David grew up in Oregon and outside Berkeley, learning about art from his calligrapher mother. He enrolled at the University of California at Berkeley as a Classics major. While there he became tangentially involved in the Free Speech movement in 1964—though not closely associated he was arrested and expelled along with seven other students in September that year, which set off protests and controversy that shook the country. The students who were expelled (including Goines) had been set up information tables on campus and were soliciting donations for causes connected to the Civil Rights Movement, though fundraising for political parties was limited exclusively to the Democratic and Republican school clubs at that time. The Free Speech Movement was the first mass act of civil disobedience on an American college campus in the 1960s. Students insisted that the university administration lift the ban of on-campus political activities and acknowledge the students' right to free speech and academic freedom. An incredibly pivotal time in American history, the free speech movement has a continuing effect on political dialogue in the US and particularly on college campuses. His expulsion spurred him to deepen his involvement in the movement. Following his expulsion he got a job apprenticing at the Berkeley Free Press, where he went on to print many of the materials for the movement. In the early 1990s Goines began to revisit this period and wrote a first-hand account that was published by Ten Speed Press in 1993; due to his important placement within the movement he was given tapes and other archival materials that had not been listened or seen before, making his book one of the preeminent primary sources on the Free Speech movement.

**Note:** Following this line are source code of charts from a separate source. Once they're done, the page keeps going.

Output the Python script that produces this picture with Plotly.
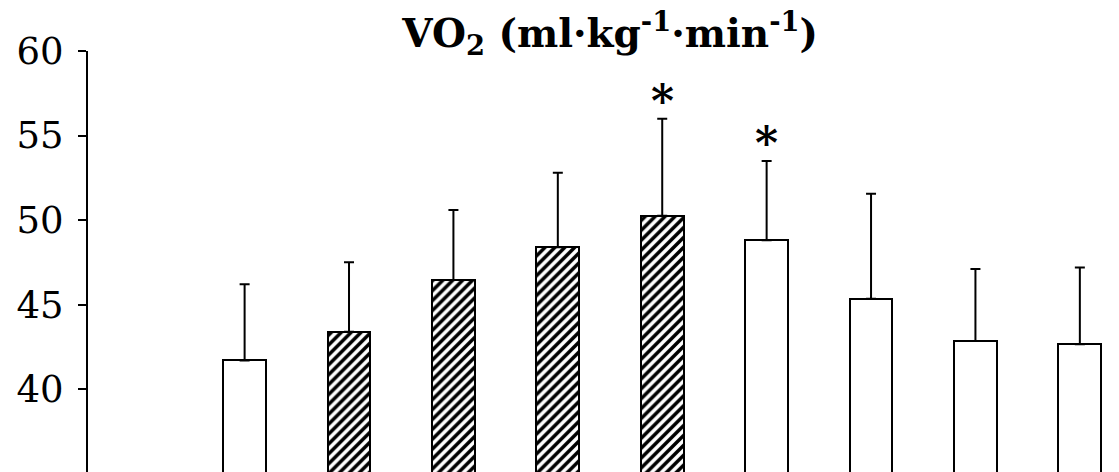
import plotly.graph_objects as go

# Data
stage = [1, 2, 3, 4, 5, 6, 7, 8, 9]
vo2_mean = [41.7, 43.4, 46.45, 48.4, 50.25, 48.8, 45.35, 42.85, 42.65]
vo2_sd = [4.5, 4.1, 4.15, 4.4, 5.75, 4.7, 6.2, 4.25, 4.55]
hatched = [False, True, True, True, True, False, False, False, False]
significant = [False, False, False, False, True, True, False, False, False]

y_ticks = [40, 45, 50, 55, 60]

fig = go.Figure()

fig.add_trace(go.Bar(
    x=stage,
    y=vo2_mean,
    base=0,
    width=0.41,
    marker=dict(
        color="white",
        line=dict(color="black", width=2),
        pattern=dict(
            shape=["/" if h else "" for h in hatched],
            fgcolor="black",
            bgcolor="white",
            size=7,
            solidity=0.5,
            fillmode="replace",
        ),
    ),
    error_y=dict(
        type="data",
        symmetric=False,
        array=vo2_sd,
        arrayminus=[0] * len(vo2_sd),
        color="black",
        thickness=2,
        width=5,
    ),
    showlegend=False,
    hoverinfo="skip",
))

for xs, m, sd, sig in zip(stage, vo2_mean, vo2_sd, significant):
    if sig:
        fig.add_annotation(
            x=xs, y=m + sd, xref="x", yref="y",
            text="<b>*</b>", showarrow=False,
            yanchor="bottom", yshift=-10,
            font=dict(family="DejaVu Serif", size=44, color="black"),
        )

fig.update_layout(
    width=1111, height=464,
    margin=dict(l=80, r=0, t=43, b=0),
    paper_bgcolor="white", plot_bgcolor="white",
    title=dict(
        text="<b>VO<sub>2</sub> (ml·kg<sup>-1</sup>·min<sup>-1</sup>)</b>",
        xref="container", x=0.542, xanchor="center",
        yref="container", y=0.945, yanchor="middle",
        font=dict(family="DejaVu Serif", size=39, color="black"),
    ),
    xaxis=dict(
        range=[-0.5, 9.375],
        showticklabels=False, ticks="", showgrid=False, zeroline=False,
        showline=True, linecolor="black", linewidth=2,
    ),
    yaxis=dict(
        range=[35.1, 60],
        tickvals=y_ticks,
        ticks="outside", ticklen=8, tickwidth=2, tickcolor="black",
        showgrid=False, zeroline=False,
        showline=True, linecolor="black", linewidth=2,
        tickfont=dict(family="DejaVu Serif", size=37, color="black"),
        ticklabelstandoff=7,
    ),
    bargap=0,
)

fig.write_html("out.html")
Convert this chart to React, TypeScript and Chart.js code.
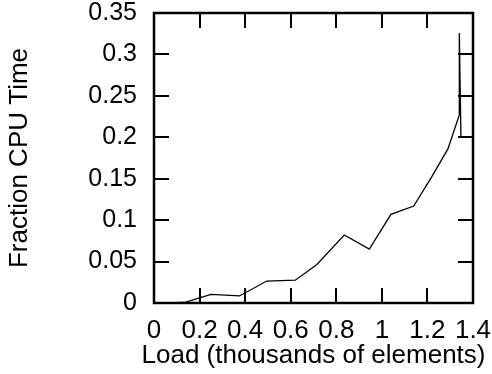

Through his work at the Berkeley Free Press he met Alice Waters in 1966, who was working as a PR on a political campaign and visited the press to pick up flyers. Almost immediately she moved in with him and began to teach herself to cook—a response to her recent trip to Europe that had opened her up to a new understanding of food and the enjoyment it can bring. Waters revisits this period—their relationship and her blossoming obsession with good food—in her recent memoir, Coming to My Senses: The Making of a Counterculture Cook (read more about this book on Lady). Hosting dinner parties led them to start collaborating on illustrated recipes, which were first published as a weekly cooking column by their friend Bob Novick at the San Francisco Express Times and then as their first book, 30 Recipes Suitable for Framing (1968), a series of lithographs Goines printed at his shop that sold out its first and many subsequent runs.
With the money earned from that endeavor he purchased the print shop, which he renamed St. Hieronymus Press. From there Goines has spent the last 50 years producing beautifully illustrated posters for a number of local businesses and political causes. Instantly recognizable as his, they combine a flurry of different influences from the graphic to the fine arts—Ukiyo-eJapanese wood block prints, the Jugendstil, Charles Rennie Mackintosh, René Magritte, Sandro Botticelli. At the same time that Goines stepped into his own, Waters did the same; she opened Chez Panisse two blocks away from Goines’ press in 1971. Unheard of in the 1970s, Waters was the first chef in America to focus on ingredients rather than technique—thereby changing the menu every night to suit what was available from her providers. Both Goines and Waters share this engagement with the time-honored, the carefully crafted and grown, and a love of a slower way of life. Their shared values allowed them to maintain a close friendship and collaboration long after their romantic relationship was over, with Goines illustrating the Chez Panisse cookbooks and creating a special poster for every anniversary of the restaurant.
In this interview Goines delves deeply into all of these parts of his life and work, and also intimately discusses the various elements that helped him and Alice attain such success at a young age—affordable cost of living, low overhead and thrifty taste balanced with commitment, passion and lack of fear to enable a freedom to experiment and a unique pathway to success. All of these characteristics have served him well over the years as he has built and sustained a career where he is highly respected for the artwork that he loves to do. His posters are in the collection of the Smithsonian and many other museums, where his instantly recognizable, richly illustrated works are collected for their important place in American design history.